Yine toplumsal sorunların kaynağının insan icadı olan yapılar olduğunun derin bilincindedir. Bu nedenle toplum için doğal olanı savunurlar. Doğal topluma karşı yapılan tüm müdahalelere karşıdırlar. Bunu eylemsizlik olarak adlandırsalar da, bu daha çok uygarlık kurumlarının toplum üzerinde gerçekleştirdikleri eylemleri sınırlandırma amacı güden bir yaklaşım olmaktadır. Devleti ‘kaçınılmaz kötülük’ olarak gören Tao’ya göre, “hükümdarların da en iyisi varlığı fark edilmeyendir” ve “Esnek ve zayıf olan, katı ve güçlü olanı yener.”

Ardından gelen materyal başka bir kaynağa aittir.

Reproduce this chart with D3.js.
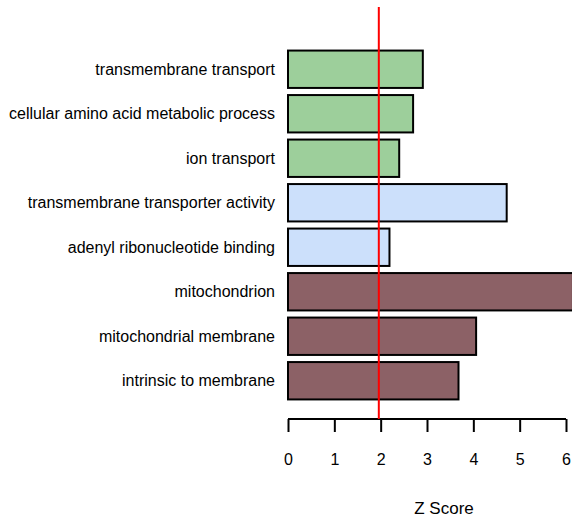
<!DOCTYPE html>
<html>
<head>
    <title>Z Score bar chart</title>
    <style>
        body { margin: 0; background: #ffffff; }
        #chart text {
            font-family: "Liberation Sans", Arial, sans-serif;
            fill: #000000;
        }
    </style>
    <script src="https://d3js.org/d3.v7.min.js"></script>
</head>
<body>
    <div id="chart"></div>

    <script>
        var terms = [
            "transmembrane transport",
            "cellular amino acid metabolic process",
            "ion transport",
            "transmembrane transporter activity",
            "adenyl ribonucleotide binding",
            "mitochondrion",
            "mitochondrial membrane",
            "intrinsic to membrane"
        ];
        var zScores = [2.91, 2.70, 2.40, 4.72, 2.19, 6.15, 4.06, 3.68];
        var groups = ["process", "process", "process", "function", "function", "component", "component", "component"];
        var groupColors = { process: "#9dcf9b", function: "#cce0fb", component: "#8c6166" };
        var xTicks = [0, 1, 2, 3, 4, 5, 6];
        var threshold = 1.96;

        var width = 572, height = 520;

        var svg = d3.select("#chart").append("svg")
            .attr("width", width)
            .attr("height", height);

        var x = d3.scaleLinear().domain([0, 6]).range([288, 566]);
        var y = d3.scaleBand().domain(terms).range([47, 403]).paddingInner(0.16).paddingOuter(0.08);

        // bars
        svg.selectAll("rect.bar")
            .data(terms)
            .enter().append("rect")
            .attr("class", "bar")
            .attr("x", x(0))
            .attr("y", function(d) { return y(d); })
            .attr("width", function(d, i) { return x(zScores[i]) - x(0); })
            .attr("height", y.bandwidth())
            .attr("fill", function(d, i) { return groupColors[groups[i]]; })
            .attr("stroke", "#000000")
            .attr("stroke-width", 2);

        // category labels
        svg.selectAll("text.label")
            .data(terms)
            .enter().append("text")
            .attr("class", "label")
            .attr("x", 275)
            .attr("y", function(d) { return y(d) + y.bandwidth() / 2; })
            .attr("dy", "0.35em")
            .attr("text-anchor", "end")
            .style("font-size", "16px")
            .text(function(d) { return d; });

        // x axis
        var axis = svg.append("g")
            .attr("transform", "translate(0,419)")
            .call(d3.axisBottom(x).tickValues(xTicks).tickSize(13).tickPadding(22).tickFormat(d3.format("d")));
        axis.select(".domain").attr("stroke", "#000").attr("stroke-width", 2).attr("d", "M" + x(0) + ",0H" + x(6));
        axis.selectAll(".tick line").attr("stroke", "#000").attr("stroke-width", 2);
        axis.selectAll(".tick text").style("font-size", "16px").attr("fill", "#000");

        // threshold line
        svg.append("line")
            .attr("x1", x(threshold)).attr("x2", x(threshold))
            .attr("y1", 7).attr("y2", 419)
            .attr("stroke", "#ff0000")
            .attr("stroke-width", 2);

        svg.append("text")
            .attr("x", 444)
            .attr("y", 514)
            .attr("text-anchor", "middle")
            .style("font-size", "17px")
            .text("Z Score");
    </script>
</body>
</html>
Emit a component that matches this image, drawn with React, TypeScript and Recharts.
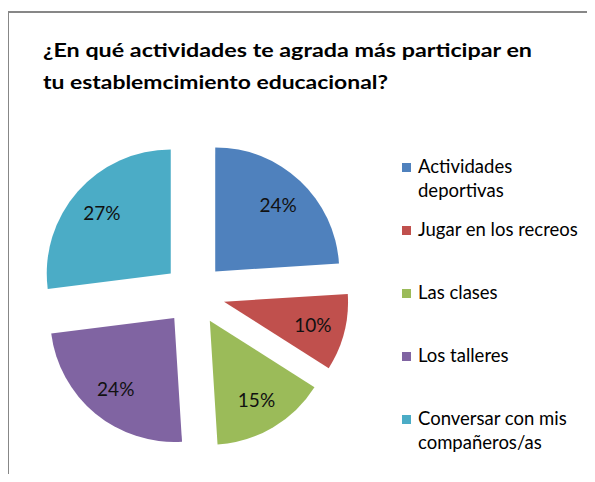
import { PieChart, Pie, Cell, Legend } from 'recharts';

// datos de la encuesta
const categories = [
  'Actividades deportivas',
  'Jugar en los recreos',
  'Las clases',
  'Los talleres',
  'Conversar con mis compañeros/as',
];
const values = [24, 10, 15, 24, 27];
const colors = ['#4F81BD', '#C0504D', '#9BBB59', '#8064A2', '#4BACC6'];
const legendLines = [
  ['Actividades', 'deportivas'],
  ['Jugar en los recreos'],
  ['Las clases'],
  ['Los talleres'],
  ['Conversar con mis', 'compañeros/as'],
];
const titleLines = [
  '¿En qué actividades te agrada más participar en',
  'tu establemcimiento educacional?',
];

const W = 595;
const H = 482;
const CX = 194;
const CY = 294;
const R = 124;
const EXPLODE = 31;
const RAD = Math.PI / 180;
const FONT = 'Lato, "Open Sans", sans-serif';

const data = categories.map((name, i) => ({ name, value: values[i] }));
const total = values.reduce((s, v) => s + v, 0);

// desplazamiento de cada porción (pastel explotado)
let acc = 0;
const offsets = values.map((v) => {
  const mid = 90 - (360 * (acc + v / 2)) / total;
  acc += v;
  return { dx: EXPLODE * Math.cos(mid * RAD), dy: -EXPLODE * Math.sin(mid * RAD) };
});

const renderLabel = (slice: number) => (props: any) => {
  if (props.index !== slice) return null;
  const r = props.outerRadius * 0.74;
  const x = props.cx + r * Math.cos(-props.midAngle * RAD);
  const y = props.cy + r * Math.sin(-props.midAngle * RAD);
  return (
    <text
      x={x}
      y={y}
      textAnchor="middle"
      dominantBaseline="central"
      fontFamily={FONT}
      fontSize={19}
      fill="#111"
    >
      {`${Math.round(props.percent * 100)}%`}
    </text>
  );
};

const LegendContent = () => (
  <svg width={W} height={H} style={{ display: 'block' }}>
    {legendLines.map((lines, i) => {
      const base = 173 + i * 63;
      return (
        <g key={i}>
          <rect x={402} y={base - 10} width={9} height={9} fill={colors[i]} />
          {lines.map((ln, j) => (
            <text key={j} x={418} y={base + j * 24} fontFamily={FONT} fontSize={18.5} fill="#000">
              {ln}
            </text>
          ))}
        </g>
      );
    })}
  </svg>
);

export default function App() {
  return (
    <div
      style={{
        position: 'relative',
        width: W,
        height: H,
        margin: -8,
        overflow: 'hidden',
        background: '#fff',
      }}
    >
      <div
        style={{
          position: 'absolute',
          left: 7,
          top: 11,
          width: 620,
          height: 520,
          borderTop: '2px solid #878787',
          borderLeft: '2px solid #878787',
        }}
      />
      <svg width={W} height={H} style={{ position: 'absolute', left: 0, top: 0 }}>
        <text x={43} y={57} fontFamily={FONT} fontWeight={700} fontSize={19} fill="#000" textLength={489} lengthAdjust="spacingAndGlyphs">
          {titleLines[0]}
        </text>
        <text x={43} y={89} fontFamily={FONT} fontWeight={700} fontSize={19} fill="#000" textLength={345} lengthAdjust="spacingAndGlyphs">
          {titleLines[1]}
        </text>
      </svg>
      <div style={{ position: 'absolute', left: 0, top: 0 }}>
        <PieChart width={W} height={H} margin={{ top: 0, right: 0, bottom: 0, left: 0 }}>
          {offsets.map((o, s) => (
            <Pie
              key={s}
              data={data}
              dataKey="value"
              nameKey="name"
              cx={CX + o.dx}
              cy={CY + o.dy}
              outerRadius={R}
              startAngle={90}
              endAngle={-270}
              stroke="none"
              labelLine={false}
              label={renderLabel(s)}
              isAnimationActive={false}
            >
              {data.map((_, i) => (
                <Cell key={i} fill={i === s ? colors[i] : 'transparent'} />
              ))}
            </Pie>
          ))}
          <Legend
            content={LegendContent}
            wrapperStyle={{ position: 'absolute', left: 0, top: 0, width: W, height: H }}
          />
        </PieChart>
      </div>
    </div>
  );
}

Dünyanın seyri olan Tao'ya karşılık olarak insanın içinde ‘Te’ denilen kuvvet vardır. Te, Tao'nun insandaki gerçekleşmesidir. Herkesin içinde mevcuttur, ancak bu öz doğru işletilmeli ve terbiye edilmelidir. İçinde Te'nin geliştiği bir insan, kendisine ait arzusu olmadan tıpkı bir çocuk gibi tümüyle dıştan belirlenmiş olacaktır. Tao ile uyumlu bir gerçekleşmeyi sağlayan kişiyi, günlük yaşamın sorunları ilgilendirmez. Hatta bazen kişi o kadar Tao ile bir olur ki, tıpkı Tao gibi ölümsüzleşir. Tao olarak tanımlanan yol, insanda bir gerçekleşmeye bu biçimiyle kavuşmuş olur. Doğaya, topluma ve insana olan bu yaklaşımları da ortaya koymaktadır ki Tao öğretisi de hakikat arayışçılığının Çin’de almış olduğu biçimi ifade eder. Bu sayede Tao, geleneğin bir halkası olarak bu sürekliliği devam ettirir.

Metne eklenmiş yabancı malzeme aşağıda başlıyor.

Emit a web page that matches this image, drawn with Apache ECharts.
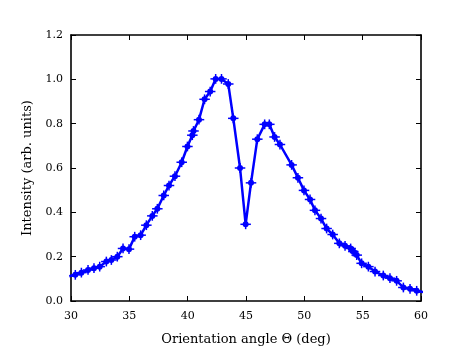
<!DOCTYPE html>
<html>
<head>
<meta charset="utf-8">
<script src="https://cdn.jsdelivr.net/npm/echarts@6/dist/echarts.min.js"></script>
<style>
  html, body { margin: 0; padding: 0; background: #fff; }
  #chart { width: 468px; height: 351px; }
</style>
</head>
<body>
<div id="chart"></div>
<script>
// orientation angle (deg) and intensity (arb. units)
const angles = [
  29.85, 30.37, 30.89, 31.46, 31.97, 32.46, 33.03, 33.46, 33.97, 34.46,
  34.97, 35.46, 35.97, 36.46, 36.97, 37.4, 37.95, 38.4, 38.91, 39.49,
  39.98, 40.4, 40.5, 40.97, 41.45, 41.93, 42.4, 42.9, 43.48, 43.91,
  44.49, 44.97, 45.43, 45.97, 46.6, 47.0, 47.45, 47.91, 48.91, 49.45,
  49.97, 50.49, 50.91, 51.43, 51.91, 52.43, 53.0, 53.49, 53.97, 54.2,
  54.49, 54.91, 55.49, 56.06, 56.77, 57.34, 57.91, 58.49, 59.06, 59.63,
  60.2
]
const intensity = [
  0.112, 0.118, 0.128, 0.140, 0.148, 0.155, 0.178, 0.185, 0.200, 0.237,
  0.234, 0.290, 0.297, 0.342, 0.384, 0.416, 0.476, 0.521, 0.563, 0.626,
  0.697, 0.748, 0.767, 0.818, 0.910, 0.945, 1.002, 1.002, 0.979, 0.824,
  0.600, 0.346, 0.533, 0.730, 0.797, 0.797, 0.740, 0.706, 0.614, 0.556,
  0.499, 0.458, 0.409, 0.372, 0.327, 0.300, 0.260, 0.249, 0.237, 0.223,
  0.207, 0.170, 0.155, 0.133, 0.115, 0.103, 0.091, 0.061, 0.055, 0.046,
  0.040
]
const angleErr = 0.45
const intensityErr = 0.022
const xTicks = [30, 35, 40, 45, 50, 55, 60]
const yTicks = [0, 0.2, 0.4, 0.6, 0.8, 1.0, 1.2]

const BLUE = '#0000ff'
const serif = '"DejaVu Serif", "Liberation Serif", serif'
const points = angles.map((a, i) => [a, intensity[i]])

const chart = echarts.init(document.getElementById('chart'), null, { renderer: 'canvas' })

const axisCommon = {
  axisLine: { show: true, onZero: false, lineStyle: { color: '#000', width: 1.6 } },
  axisTick: { show: true, inside: true, length: 5, lineStyle: { color: '#000', width: 1 } },
  splitLine: { show: false },
}

chart.setOption({
  animation: false,
  grid: { left: 71, right: 47, top: 35, bottom: 47 },
  xAxis: [
    {
      ...axisCommon,
      type: 'value',
      min: xTicks[0], max: xTicks[xTicks.length - 1], interval: 5,
      axisLabel: { fontFamily: serif, fontSize: 11, color: '#000', margin: 10 },
      name: 'Orientation angle Θ (deg)',
      nameLocation: 'middle',
      nameGap: 32,
      nameTextStyle: { fontFamily: serif, fontSize: 13, color: '#000' },
    },
    {
      ...axisCommon,
      type: 'value', position: 'top',
      min: xTicks[0], max: xTicks[xTicks.length - 1], interval: 5,
      axisLabel: { show: false },
    },
  ],
  yAxis: [
    {
      ...axisCommon,
      type: 'value',
      min: yTicks[0], max: yTicks[yTicks.length - 1], interval: 0.2,
      axisLabel: { fontFamily: serif, fontSize: 11, color: '#000', margin: 8, formatter: v => v.toFixed(1) },
      name: 'Intensity (arb. units)',
      nameLocation: 'middle',
      nameGap: 37,
      nameTextStyle: { fontFamily: serif, fontSize: 13, color: '#000' },
    },
    {
      ...axisCommon,
      type: 'value', position: 'right',
      min: yTicks[0], max: yTicks[yTicks.length - 1], interval: 0.2,
      axisLabel: { show: false },
    },
  ],
  series: [
    {
      type: 'line',
      data: points,
      clip: true,
      symbol: 'circle',
      symbolSize: 6,
      showAllSymbol: true,
      lineStyle: { color: BLUE, width: 2.5 },
      itemStyle: { color: BLUE },
      z: 3,
    },
    {
      type: 'custom',
      data: points,
      clip: true,
      z: 2,
      renderItem: (params, api) => {
        const x = api.value(0), y = api.value(1)
        const l = api.coord([x - angleErr, y])
        const r = api.coord([x + angleErr, y])
        const b = api.coord([x, y - intensityErr])
        const t = api.coord([x, y + intensityErr])
        const style = { stroke: BLUE, lineWidth: 1.5 }
        return {
          type: 'group',
          children: [
            { type: 'line', shape: { x1: l[0], y1: l[1], x2: r[0], y2: r[1] }, style },
            { type: 'line', shape: { x1: b[0], y1: b[1], x2: t[0], y2: t[1] }, style },
          ],
        }
      },
    },
  ],
})
</script>
</body>
</html>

Uğradığı her durakta bir emaresine rastladığımız hakikat bir Tao-yol olarak kendisini bu biçimiyle ulaştırmayı başarmıştır. Hakikatin bir rejim haline dönüştüğü her alan göz önüne getirildiğinde; merkezi uygarlık sistemlerinin topluma yaşattığı kırımların bir kriz halini aldığı dönemlerde toplum kendisini uygarlık karşısında bir savunma sistemi yaratmaya çalışmış ve bunu ancak bu biçimiyle gerçekleştirmiştir. Bazen bir din, bazen bir mitoloji, bazen mistik bir öğreti ya da felsefe ile kendisini ifadelendirmeye çalışmıştır. Tabii özellikle Ortadoğu ve Uzakdoğu’da inanç ağırlıklı sistemlerde dile gelen hakikatin felsefik ifadelere de kavuştuğu açıktır. Ancak tüm bu hakikat arayışlarının ortaya çıkardığı sonuçlar üzerinden tamamen felsefeye dayalı bir hakikat arayışçılığının, özellikle Yunanistan’da ulaştığı durağın da kendi içerisinde özgünlükleri olduğu açıktır.